I’ve been experimenting with Garageband to create a TMCQ podcast. Partly this is because most of the music I’ve been listening to is all but inaccessible to anyone but me, but mainly it’s because I am a sheep-like follower of the zeitgeist.

Podcasts are everywhere. When the Telegraph has started broadcasting one (awkward and annoying though it is), you know that it has reached some kind of tipping point.

But do people actually listen to them? The podcasts I’ve sampled – those of 3hive.com and Stylus Magazine, for example – have been too dull to listen to without wanting to skip through most of them and I’ve had to unsubscribe.
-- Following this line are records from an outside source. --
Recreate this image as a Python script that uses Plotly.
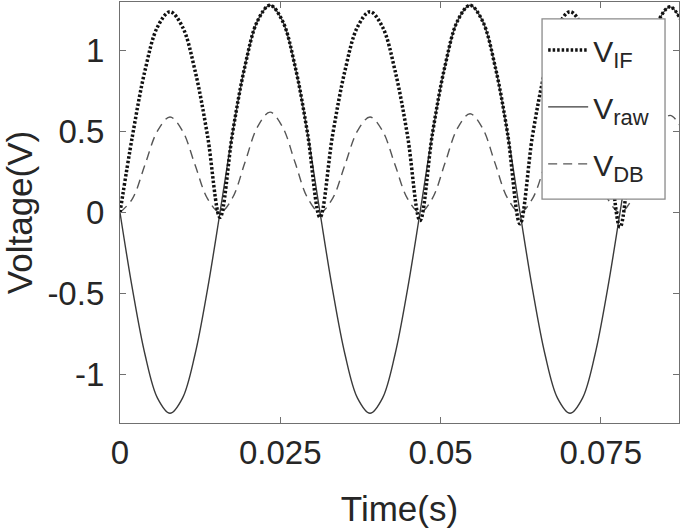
import plotly.graph_objects as go

# sample times (s), 8 samples per half cycle of the 32 Hz signal
t = [
    0.0, 0.00195, 0.0039, 0.00585, 0.0078, 0.00975, 0.0117, 0.01365, 0.0156,
    0.01755, 0.0195, 0.02145, 0.0234, 0.02535, 0.0273, 0.02925, 0.0312,
    0.03315, 0.0351, 0.03705, 0.039, 0.04095, 0.0429, 0.04485, 0.0468,
    0.04875, 0.0507, 0.05265, 0.0546, 0.05655, 0.0585, 0.06045, 0.0624,
    0.06435, 0.0663, 0.06825, 0.0702, 0.07215, 0.0741, 0.07605, 0.078,
    0.07995, 0.0819, 0.08385, 0.0858, 0.08775,
]

v_raw = [
    0.0, -0.475, -0.877, -1.146, -1.24, -1.146, -0.877, -0.475, 0.0,
    0.49, 0.905, 1.183, 1.28, 1.183, 0.905, 0.49, 0.0,
    -0.475, -0.877, -1.146, -1.24, -1.146, -0.877, -0.475, 0.0,
    0.49, 0.905, 1.183, 1.28, 1.183, 0.905, 0.49, 0.0,
    -0.475, -0.877, -1.146, -1.24, -1.146, -0.877, -0.475, 0.0,
    0.486, 0.898, 1.173, 1.27, 1.173,
]

v_if = [
    0.0, 0.475, 0.877, 1.146, 1.24, 1.146, 0.877, 0.475, -0.03,
    0.49, 0.905, 1.183, 1.28, 1.183, 0.905, 0.49, -0.03,
    0.475, 0.877, 1.146, 1.24, 1.146, 0.877, 0.475, -0.05,
    0.49, 0.905, 1.183, 1.28, 1.183, 0.905, 0.49, -0.07,
    0.475, 0.877, 1.146, 1.24, 1.146, 0.877, 0.475, -0.09,
    0.486, 0.898, 1.173, 1.27, 1.173,
]

v_db = [
    0.0, 0.086, 0.295, 0.504, 0.59, 0.504, 0.295, 0.086, 0.0,
    0.091, 0.31, 0.529, 0.62, 0.529, 0.31, 0.091, 0.0,
    0.086, 0.295, 0.504, 0.59, 0.504, 0.295, 0.086, 0.0,
    0.089, 0.305, 0.521, 0.61, 0.521, 0.305, 0.089, 0.0,
    0.086, 0.295, 0.504, 0.59, 0.504, 0.295, 0.086, 0.0,
    0.088, 0.3, 0.512, 0.6, 0.512,
]

x_ticks = [0, 0.025, 0.05, 0.075]
x_ticktext = ["0", "0.025", "0.05", "0.075"]
y_ticks = [-1, -0.5, 0, 0.5, 1]
y_ticktext = ["-1", "-0.5", "0", "0.5", "1"]

FONT = "Liberation Sans, Arial, sans-serif"
TXT = "#262626"
AXIS = "#707070"


def legend_name(sub):
    # bigger subscript than plotly's default 70%
    return f"V<sub><span style='font-size:22px'>{sub}</span></sub>"


fig = go.Figure()

fig.add_trace(go.Scatter(
    x=t, y=v_raw, mode="lines", name=legend_name("raw"),
    line=dict(color="#3a3a3a", width=1.4, shape="spline"),
    legendrank=2, legendgroup="raw",
))
fig.add_trace(go.Scatter(
    x=t, y=v_db, mode="lines", name=legend_name("DB"),
    line=dict(color="#555555", width=1.4, dash="9px,6px", shape="spline"),
    legendrank=3, legendgroup="db",
))
fig.add_trace(go.Scatter(
    x=t, y=v_if, mode="lines", name=legend_name("IF"),
    line=dict(color="#111111", width=3.5, dash="2.5px,2px", shape="spline"),
    legendrank=1, legendgroup="if",
))

axis_style = dict(
    showgrid=False, zeroline=False, automargin=False,
    showline=True, linecolor=AXIS, linewidth=1.3, mirror="ticks",
    ticks="inside", ticklen=6, tickcolor=AXIS, tickwidth=1.2,
    tickfont=dict(family=FONT, size=33, color=TXT),
)

fig.update_xaxes(
    range=[0, 0.0872], tickvals=x_ticks, ticktext=x_ticktext,
    ticklabelstandoff=0,
    title=dict(text="Time(s)", font=dict(family=FONT, size=35, color=TXT), standoff=26),
    **axis_style,
)
fig.update_yaxes(
    range=[-1.3, 1.3], tickvals=y_ticks, ticktext=y_ticktext,
    ticklabelstandoff=8,
    title=dict(text="Voltage(V)", font=dict(family=FONT, size=35, color=TXT), standoff=24),
    **axis_style,
)

# legend frame drawn behind the (transparent) legend
fig.add_shape(
    type="rect", xref="paper", yref="paper",
    x0=0.755, x1=0.975, y0=0.532, y1=0.96,
    fillcolor="white", line=dict(color="#8a8a8a", width=1.3), layer="above",
)

fig.update_layout(
    width=685, height=531,
    margin=dict(l=120, r=6, t=2, b=108),
    paper_bgcolor="white", plot_bgcolor="white",
    showlegend=True,
    legend=dict(
        x=0.757, y=0.948, xanchor="left", yanchor="top",
        bgcolor="rgba(0,0,0,0)", borderwidth=0,
        font=dict(family=FONT, size=30, color=TXT),
        itemwidth=40, tracegroupgap=15,
    ),
)

fig.write_html(
    "out.html",
    config={"displayModeBar": False},
    post_script="document.body.style.margin='0';",
)
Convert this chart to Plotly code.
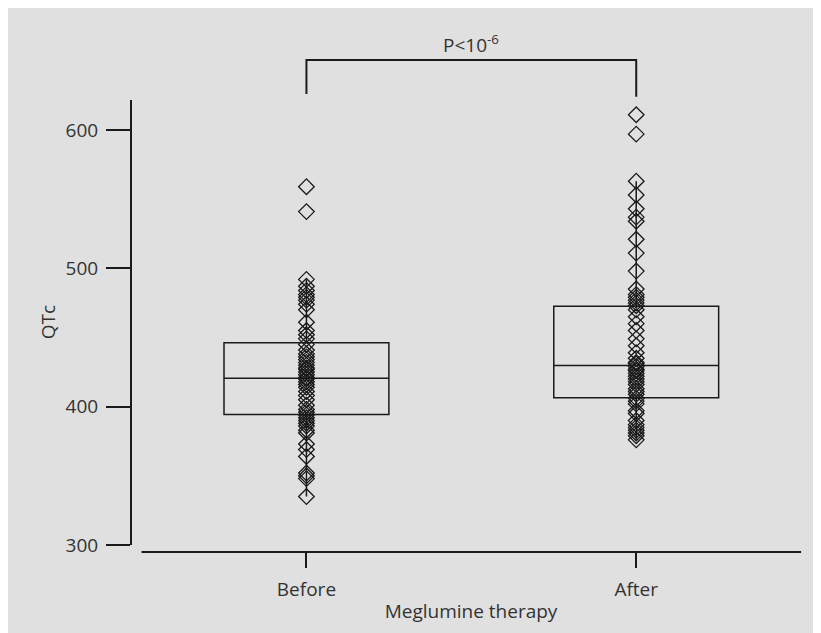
import plotly.graph_objects as go

# ---- data ----
categories = ["Before", "After"]
cat_pos = [0, 1]

before_qtc = [559, 541, 492, 487, 484, 481, 479, 477, 474, 470, 461, 455, 452, 449,
              445, 441, 438, 436, 434, 432, 430, 428, 427, 425, 423, 421, 420, 418,
              416, 414, 411, 408, 405, 401, 398, 396, 394, 392, 390, 388, 386, 383,
              381, 373, 369, 364, 352, 350, 348, 335]
after_qtc = [611, 597, 563, 553, 543, 537, 534, 521, 511, 498, 485, 481, 479, 477,
             475, 473, 470, 465, 460, 455, 449, 444, 439, 435, 432, 431, 429, 427,
             426, 424, 422, 420, 418, 416, 413, 411, 409, 406, 404, 402, 397, 395,
             390, 387, 385, 383, 381, 379, 376]

box_q1 = [394.4, 406.5]
box_median = [420.5, 429.7]
box_q3 = [446.2, 472.5]
box_lower = [335, 376]
box_upper = [492, 563]

y_ticks = [300, 400, 500, 600]
p_label = "P<10<sup>-6</sup>"

# ---- styling ----
INK = "#1a1a1a"
TXT = "#333333"
FONT = "Open Sans"
FS = 19
X_RANGE = [-0.532, 1.53]
Y_RANGE = [294.94, 679.5]
Y_AXIS_TOP = 621.7
BRACKET_TOP = 650.6
BRACKET_LEGS = [626.0, 624.0]

fig = go.Figure()

for i, vals in enumerate([before_qtc, after_qtc]):
    fig.add_trace(go.Box(
        x=[cat_pos[i]], q1=[box_q1[i]], median=[box_median[i]], q3=[box_q3[i]],
        lowerfence=[box_lower[i]], upperfence=[box_upper[i]],
        width=0.5, whiskerwidth=0, boxpoints=False,
        line=dict(color=INK, width=1.5), fillcolor="rgba(0,0,0,0)",
        showlegend=False, hoverinfo="skip"))
    fig.add_trace(go.Scatter(
        x=[cat_pos[i]] * len(vals), y=vals, mode="markers",
        marker=dict(symbol="diamond-open", size=12, color=INK,
                    line=dict(color=INK, width=1.3)),
        showlegend=False, name=categories[i]))

shapes = [
    # y axis line
    dict(type="line", xref="paper", yref="y", x0=0, x1=0, y0=y_ticks[0], y1=Y_AXIS_TOP,
         line=dict(color=INK, width=2)),
    # x axis line
    dict(type="line", xref="x", yref="paper", x0=-0.5, x1=1.5, y0=0, y1=0,
         line=dict(color=INK, width=2)),
    # significance bracket
    dict(type="path", xref="x", yref="y",
         path=f"M {cat_pos[0]},{BRACKET_LEGS[0]} L {cat_pos[0]},{BRACKET_TOP} "
              f"L {cat_pos[1]},{BRACKET_TOP} L {cat_pos[1]},{BRACKET_LEGS[1]}",
         line=dict(color=INK, width=2)),
]

annotations = [
    dict(x=(cat_pos[0] + cat_pos[1]) / 2, y=662.2, xref="x", yref="y", text=p_label,
         showarrow=False, font=dict(family=FONT, size=FS, color=TXT),
         xanchor="center", yanchor="middle"),
    dict(x=-0.122, y=461, xref="paper", yref="y", text="QTc", textangle=-90,
         showarrow=False, font=dict(family=FONT, size=FS, color=TXT),
         xanchor="center", yanchor="middle"),
]

fig.update_layout(
    width=821, height=633,
    margin=dict(l=123, r=18, t=12, b=89),
    paper_bgcolor="#e0e0e0", plot_bgcolor="rgba(0,0,0,0)",
    font=dict(family=FONT, size=FS, color=TXT),
    shapes=shapes, annotations=annotations,
    xaxis=dict(range=X_RANGE, tickvals=cat_pos, ticktext=categories,
               showgrid=False, zeroline=False, showline=False,
               ticks="outside", ticklen=15, tickwidth=1.5, tickcolor=INK,
               ticklabelstandoff=5,
               tickfont=dict(family=FONT, size=FS, color=TXT),
               title=dict(text="Meglumine therapy", standoff=3,
                          font=dict(family=FONT, size=FS, color=TXT))),
    yaxis=dict(range=Y_RANGE, tickvals=y_ticks, showgrid=False, zeroline=False,
               showline=False, ticks="outside", ticklen=24, tickwidth=2, tickcolor=INK,
               ticklabelstandoff=4,
               tickfont=dict(family=FONT, size=FS, color=TXT)),
)

fig.write_html("out.html")
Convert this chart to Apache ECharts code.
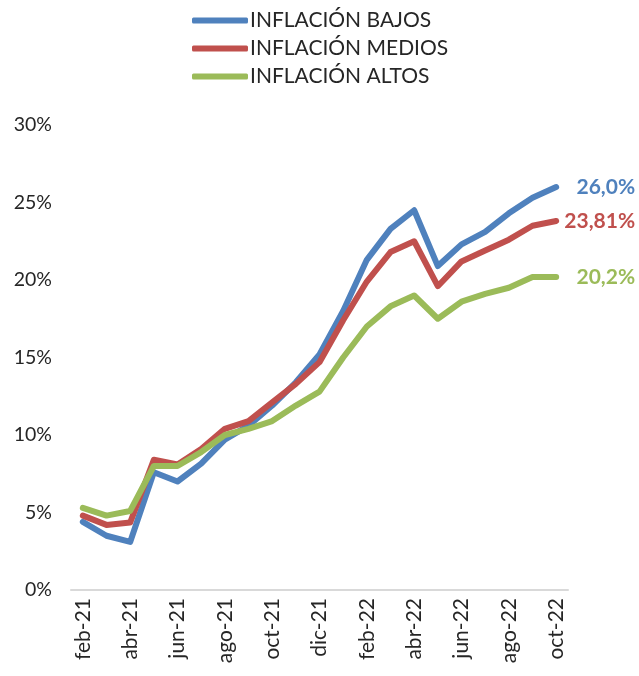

Jeffrey Zeldman has been broadcasting a computerised version of his blog for a while now, but it is difficult to see how this could be of interest to anyone apart from Stephen Hawking fetishists.

My guess is that life is too short and podcasts are too long for it to ever become an essential part of modern communication. We can skim read easily, but can’t skim listen. For minority music interests, they are perfect. For audiobooks (and the spoken section of comedy radio), they’re great. But for the mainstream (Telegraph, Zeldman etc.), it looks like a waste of time. Having said that, I’ll be interested to see the reaction to a TMCQ podcast if and when it arrives. Watch this space.